Copywriting vs. Copyrighting
May 21. 2020 0 Comments
- Posted in:
- Writing rules
The realm of writing is vast and nuanced. Genres and subjects mix and blend with little care for normal conventions, doing so at the whims of the author and readers for a myriad of purposes. Sometimes, however, these distinctions matter, especially for the professionals. Though more a matter of semantics than of definitions, one issue that crops up is the concept of copywriting versus copyrighting.
The two terms are very different in meaning an intention, though related to the writing field. Knowing that difference is not only important for authors, but also for freelance writers, inventors, and almost anyone with ideas they seek to have come to fruition. It’s much, much more than a typo, and fortunately spell checkers tend to recognize the difference.
A copyright is a form of protective trademark that prevents others from copying something without paying royalties or facing legal penalties. Copyrighting is commonly associated with music and writing. A © symbol denotes that something is copyrighted, which means the rights of the author are acknowledged and that author has ownership of the work and what they may do with it. Some works fall out of copyright and become public domain. This tends to happen with older literary works where either the family estate no longer exists or doesn’t want to maintain the copyright protection for one reason or another.
Copyright is designed to protect the works of authors. Anyone wanting to use such works must either do so under fair use laws or pay royalties. There is a great deal of law on this matter, though admittedly it doesn’t make for very exciting reading. The same can be said for some forms of copywrite, which is something entirely different from copyright.
A copywriter is a writer of copy. Copy is basically anything written for media purposes, such as articles, blog posts, ads, and the like. Such material is created by copywriters, but generally people just call themselves writers or freelance writers. Thus, a copyright protects the copy of the copywriter who wrote the work being copyrighted. Hence why the two words are so similar in form, but different in meaning. That and the obtuse nature of the English language, that is.
Such is the fickle nature of writing in the English language. The two words are obviously closely related, both by their root word of “copy” and the fact they both have to do with producing written material. Copyrights protect copywriter’s copy, and any other variations of the sentence one could create. The point is though the words are similar in spelling and pronunciation and can mess with a spell checker in certain situations, the words have very different, though related, meanings.
The confusion of the two words likely stems from a combination of the previously mentioned similarity in spelling and pronunciation, and the fact that the two terms are closely related to the field of writing. The concept of writing copy is an old one. The first copyright was recorded in England in 1710, the Statute of Anne. From this law was born the concept of protecting a writer’s works, or copy. Hence the birth of a confusing combination of words and terms, which more or less defines the English language as a whole.

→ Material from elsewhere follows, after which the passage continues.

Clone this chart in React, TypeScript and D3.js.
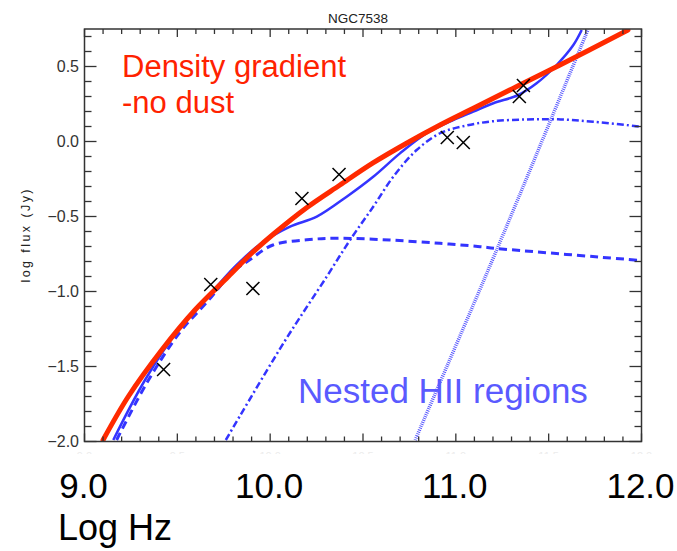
import React from "react";
import * as d3 from "d3";

// ---- data (log10 Hz, log10 Jy) ----
const obsX = [9.426, 9.68, 9.907, 10.171, 10.371, 10.954, 11.04, 11.342, 11.364];
const obsY = [-1.52, -0.953, -0.98, -0.38, -0.22, 0.027, -0.007, 0.3, 0.373];

const redX = [9.10, 9.236, 9.416, 9.595, 9.775, 9.90, 10.015, 10.198, 10.376, 10.554, 10.737, 10.915, 11.092, 11.308, 11.561, 11.927];
const redY = [-1.99, -1.70, -1.39, -1.123, -0.90, -0.745, -0.62, -0.44, -0.29, -0.143, -0.01, 0.11, 0.22, 0.354, 0.51, 0.743];

const totalX = [9.155, 9.326, 9.505, 9.649, 9.81, 9.945, 10.107, 10.251, 10.412, 10.555, 10.699, 10.843, 10.986, 11.094, 11.202, 11.336, 11.435, 11.543, 11.633, 11.678];
const totalY = [-1.99, -1.59, -1.257, -1.057, -0.835, -0.685, -0.568, -0.501, -0.368, -0.235, -0.079, 0.055, 0.143, 0.199, 0.255, 0.31, 0.388, 0.51, 0.643, 0.743];

const comp1X = [9.173, 9.34, 9.515, 9.66, 9.80, 9.90, 10.015, 10.197, 10.376, 10.645, 10.915, 11.13, 11.22, 11.995];
const comp1Y = [-1.99, -1.60, -1.27, -1.07, -0.87, -0.78, -0.69, -0.655, -0.645, -0.657, -0.679, -0.701, -0.713, -0.793];

const comp2X = [9.761, 10.074, 10.305, 10.43, 10.555, 10.663, 10.789, 10.915, 11.05, 11.2, 11.382, 11.55, 11.74, 11.995];
const comp2Y = [-1.99, -1.34, -0.90, -0.657, -0.435, -0.235, -0.057, 0.055, 0.105, 0.135, 0.147, 0.148, 0.132, 0.099];

const comp3X = [10.781, 11.222, 11.712];
const comp3Y = [-1.99, -0.717, 0.747];

const yTickValues = [0.5, 0.0, -0.5, -1.0, -1.5, -2.0];
const yTickLabels = ["0.5", "0.0", "\u22120.5", "\u22121.0", "\u22121.5", "\u22122.0"];
const xFaintValues = [9.0, 9.5, 10.0, 10.5, 11.0, 11.5, 12.0];
const xFaintLabels = ["9.0", "9.5", "10.0", "10.5", "11.0", "11.5", "12.0"];
const xBigValues = [9.0, 10.0, 11.0, 12.0];
const xBigLabels = ["9.0", "10.0", "11.0", "12.0"];

const title = "NGC7538";
const yAxisLabel = "log flux (Jy)";
const xAxisLabel = "Log Hz";
const redNote = ["Density gradient", "-no dust"];
const blueNote = "Nested HII regions";

const FONT = "'Liberation Sans', Arial, Helvetica, sans-serif";

export default function App() {
  const W = 677, H = 551;
  const L = 84.5, R = 641.5, T = 29, B = 441.5;
  const x = d3.scaleLinear().domain([9, 12]).range([L, R]);
  const y = d3.scaleLinear().domain([-2, 0.75]).range([B, T]);

  const mk = (xs: number[], ys: number[]) =>
    d3.line<number>().x((_, i) => x(xs[i])).y((_, i) => y(ys[i])).curve(d3.curveCatmullRom.alpha(0.5))(xs.map((_, i) => i)) || "";

  const minorX = d3.range(0, 31).map((i) => 9 + i * 0.1);
  const minorY = d3.range(0, 28).map((i) => -2 + i * 0.1);
  const isMajor = (v: number) => Math.abs(v * 2 - Math.round(v * 2)) < 1e-6;

  const axisColor = "#333";
  const blue = "#3434ff";

  return (
    <svg width={W} height={H} style={{ position: "absolute", left: 0, top: 0, background: "#fff" }} fontFamily={FONT}>
      <defs>
        <clipPath id="plot">
          <rect x={L} y={T} width={R - L} height={B - T} />
        </clipPath>
        <clipPath id="faint">
          <rect x={0} y={449} width={W} height={5} />
        </clipPath>
      </defs>
      <rect x={0} y={0} width={W} height={H} fill="#fff" />

      {/* title */}
      <text x={358} y={22.5} fontSize={13.5} textAnchor="middle" fill="#222">{title}</text>

      {/* y axis label */}
      <text transform={`translate(30,236) rotate(-90)`} fontSize={12.5} textAnchor="middle" fill="#222" textLength={93} lengthAdjust="spacing">{yAxisLabel}</text>

      {/* curves */}
      <g clipPath="url(#plot)" fill="none">
        <path d={mk(comp3X, comp3Y)} stroke="#5a5aff" strokeWidth={3.5} strokeDasharray="1,1.1" />
        <path d={mk(comp2X, comp2Y)} stroke={blue} strokeWidth={2.5} strokeDasharray="7,3,2,3" />
        <path d={mk(comp1X, comp1Y)} stroke={blue} strokeWidth={3} strokeDasharray="8,5" />
        <path d={mk(totalX, totalY)} stroke={blue} strokeWidth={2.5} />
        <path d={mk(redX, redY)} stroke="#ff2a00" strokeWidth={5} strokeLinecap="round" />
      </g>

      {/* observed points */}
      <g stroke="#000" strokeWidth={1.5}>
        {obsX.map((v, i) => {
          const cx = x(v), cy = y(obsY[i]), s = 6.5;
          return (
            <g key={i}>
              <line x1={cx - s} y1={cy - s} x2={cx + s} y2={cy + s} />
              <line x1={cx - s} y1={cy + s} x2={cx + s} y2={cy - s} />
            </g>
          );
        })}
      </g>

      {/* axes frame */}
      <rect x={L} y={T} width={R - L} height={B - T} fill="none" stroke={axisColor} strokeWidth={1.5} />
      <g stroke={axisColor} strokeWidth={1.3}>
        {minorX.map((v, i) => {
          const len = isMajor(v) ? 8 : 5;
          return (
            <g key={"xt" + i}>
              <line x1={x(v)} x2={x(v)} y1={B} y2={B - len} />
              <line x1={x(v)} x2={x(v)} y1={T} y2={T + len} />
            </g>
          );
        })}
        {minorY.map((v, i) => {
          const len = isMajor(v) ? 12 : 7;
          return (
            <g key={"yt" + i}>
              <line x1={L} x2={L + len} y1={y(v)} y2={y(v)} />
              <line x1={R} x2={R - len} y1={y(v)} y2={y(v)} />
            </g>
          );
        })}
      </g>

      {/* y tick labels */}
      {yTickValues.map((v, i) => (
        <text key={"yl" + i} x={79} y={y(v)} dy="0.36em" fontSize={16} textAnchor="end" fill="#333">{yTickLabels[i]}</text>
      ))}

      {/* faint remnants of original x tick labels */}
      <g clipPath="url(#faint)">
        {xFaintValues.map((v, i) => (
          <text key={"xf" + i} x={x(v)} y={460} fontSize={11} textAnchor="middle" fill="#ececec">{xFaintLabels[i]}</text>
        ))}
      </g>

      {/* big x labels */}
      {xBigValues.map((v, i) => (
        <text key={"xb" + i} x={x(v) - 1} y={498} fontSize={35} textAnchor="middle" fill="#000">{xBigLabels[i]}</text>
      ))}
      <text x={58} y={540} fontSize={36} fill="#000">{xAxisLabel}</text>

      {/* annotations */}
      <text x={122} y={77} fontSize={31} fill="#ff2200">{redNote[0]}</text>
      <text x={122} y={113} fontSize={31} fill="#ff2200">{redNote[1]}</text>
      <text x={298} y={403} fontSize={35} fill="#5a5aff">{blueNote}</text>
    </svg>
  );
}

Regardless of such confusion, the two terms are important for understanding the writing industry. Copyrighting is legally protecting the writing, or copy, of a copywriter. It’s not a difficult concept, but the similarity of the words can make it difficult to tell the difference for those not familiar with the writing field. Knowing how the two terms are different yet related is important for anyone interested or working the writing industry.